Directive :: Copy out each line that has "this" in it.

Provided material ::
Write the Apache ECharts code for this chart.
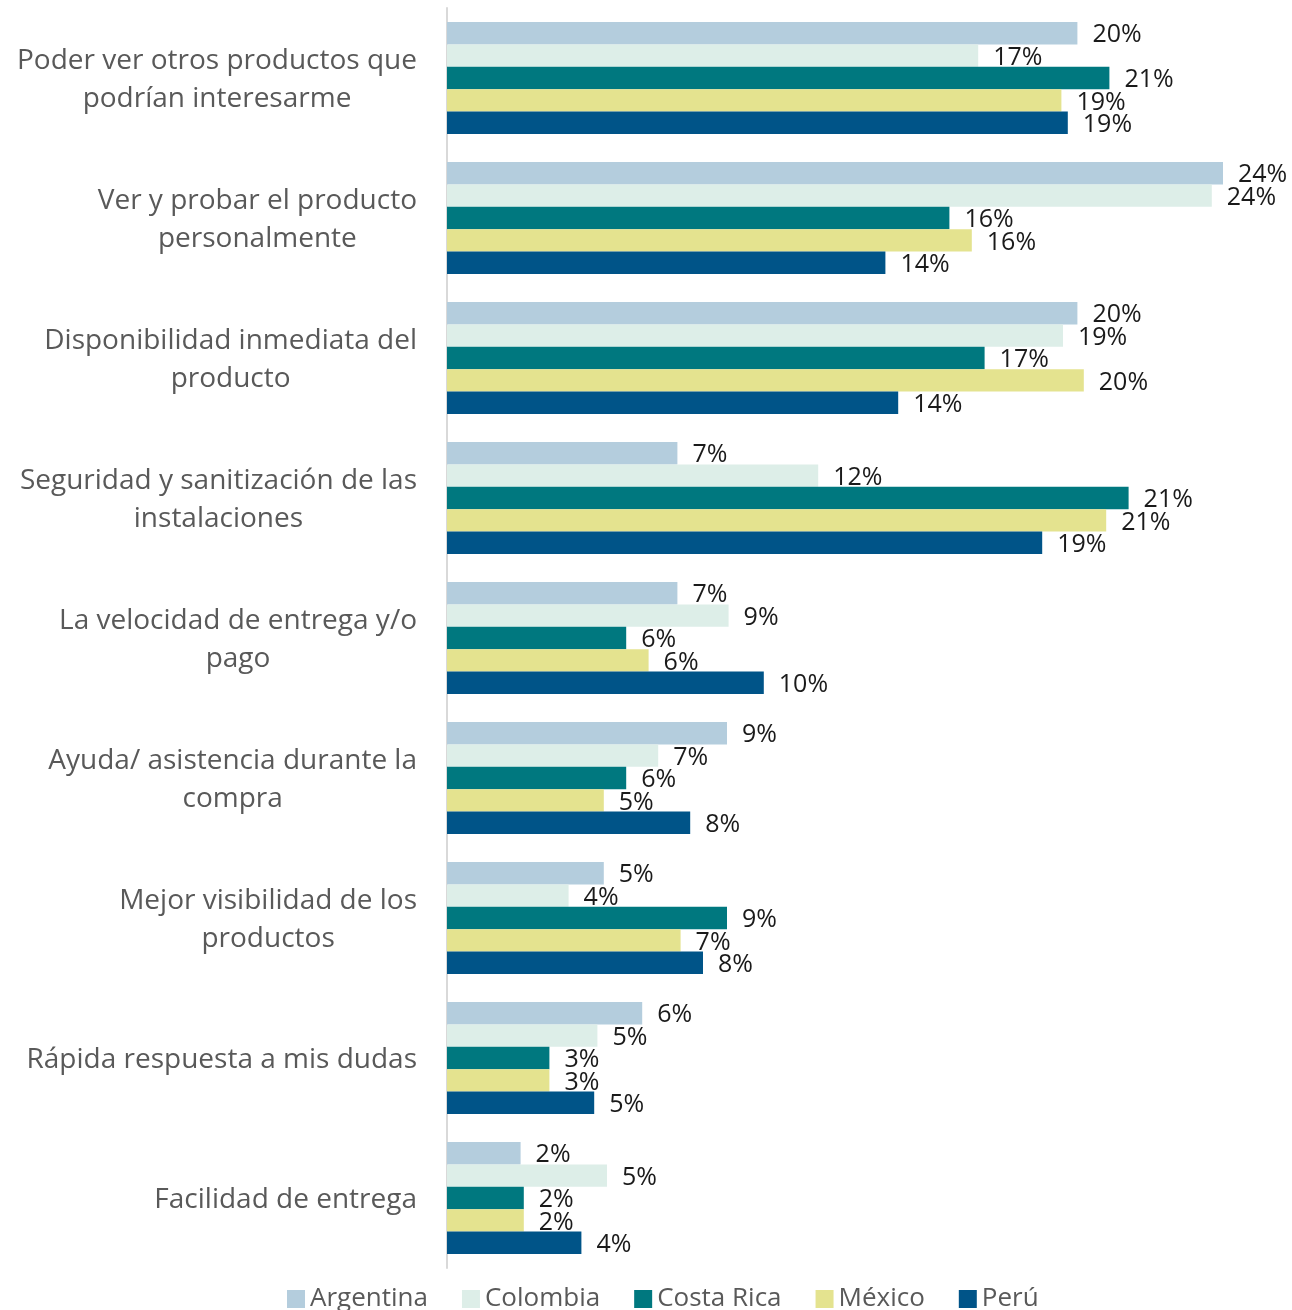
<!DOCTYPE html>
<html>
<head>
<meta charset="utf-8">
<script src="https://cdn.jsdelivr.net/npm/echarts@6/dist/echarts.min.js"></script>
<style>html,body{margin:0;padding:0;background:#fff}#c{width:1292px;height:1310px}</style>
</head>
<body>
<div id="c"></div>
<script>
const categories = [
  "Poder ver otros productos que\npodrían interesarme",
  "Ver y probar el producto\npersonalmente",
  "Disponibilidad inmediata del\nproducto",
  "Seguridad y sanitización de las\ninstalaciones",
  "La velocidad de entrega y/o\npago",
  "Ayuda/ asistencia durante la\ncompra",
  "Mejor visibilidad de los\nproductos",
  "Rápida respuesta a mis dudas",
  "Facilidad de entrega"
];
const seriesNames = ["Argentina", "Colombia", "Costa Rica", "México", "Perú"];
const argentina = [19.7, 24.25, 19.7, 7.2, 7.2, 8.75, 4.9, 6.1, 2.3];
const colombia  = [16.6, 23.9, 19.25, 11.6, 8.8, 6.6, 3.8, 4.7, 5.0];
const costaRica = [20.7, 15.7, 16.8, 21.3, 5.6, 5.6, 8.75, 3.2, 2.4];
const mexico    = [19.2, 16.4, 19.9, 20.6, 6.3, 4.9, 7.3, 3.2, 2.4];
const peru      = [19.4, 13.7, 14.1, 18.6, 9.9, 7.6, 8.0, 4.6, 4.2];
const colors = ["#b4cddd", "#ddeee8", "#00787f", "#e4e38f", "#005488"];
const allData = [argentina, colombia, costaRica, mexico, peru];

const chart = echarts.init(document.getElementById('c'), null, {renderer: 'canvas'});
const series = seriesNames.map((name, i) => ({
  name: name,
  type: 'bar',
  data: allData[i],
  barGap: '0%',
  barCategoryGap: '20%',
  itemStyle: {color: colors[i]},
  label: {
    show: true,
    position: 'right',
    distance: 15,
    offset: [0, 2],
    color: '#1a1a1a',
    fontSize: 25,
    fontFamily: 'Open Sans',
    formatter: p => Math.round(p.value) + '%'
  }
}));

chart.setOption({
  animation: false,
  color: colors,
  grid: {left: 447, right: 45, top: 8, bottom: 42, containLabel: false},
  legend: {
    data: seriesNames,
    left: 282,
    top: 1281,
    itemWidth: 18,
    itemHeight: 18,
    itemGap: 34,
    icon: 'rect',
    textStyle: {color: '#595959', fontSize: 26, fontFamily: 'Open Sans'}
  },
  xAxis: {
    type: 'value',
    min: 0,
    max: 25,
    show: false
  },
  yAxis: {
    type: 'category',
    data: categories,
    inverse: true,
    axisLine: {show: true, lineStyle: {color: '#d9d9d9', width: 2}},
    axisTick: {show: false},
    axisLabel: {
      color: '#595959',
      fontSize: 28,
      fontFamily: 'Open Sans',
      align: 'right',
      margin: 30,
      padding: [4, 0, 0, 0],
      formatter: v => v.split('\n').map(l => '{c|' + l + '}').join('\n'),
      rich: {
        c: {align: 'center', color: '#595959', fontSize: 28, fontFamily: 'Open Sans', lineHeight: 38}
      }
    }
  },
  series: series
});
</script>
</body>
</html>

...

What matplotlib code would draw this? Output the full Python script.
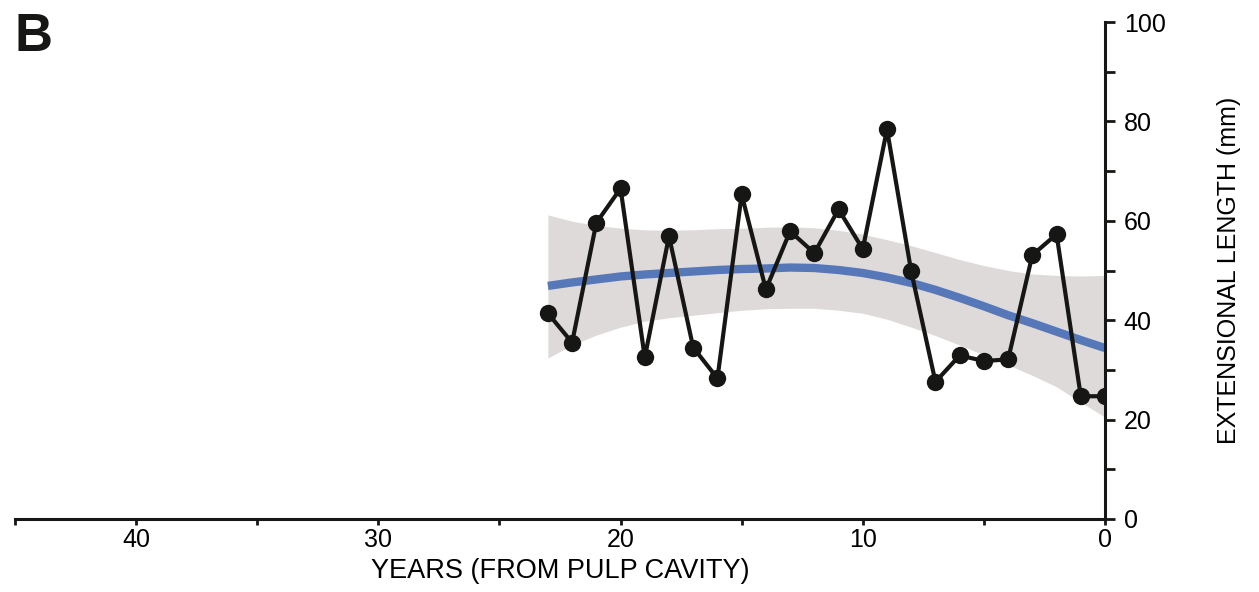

Complete response ::
Write the Apache ECharts code for this chart.
What matplotlib code would draw this? Output the full Python script.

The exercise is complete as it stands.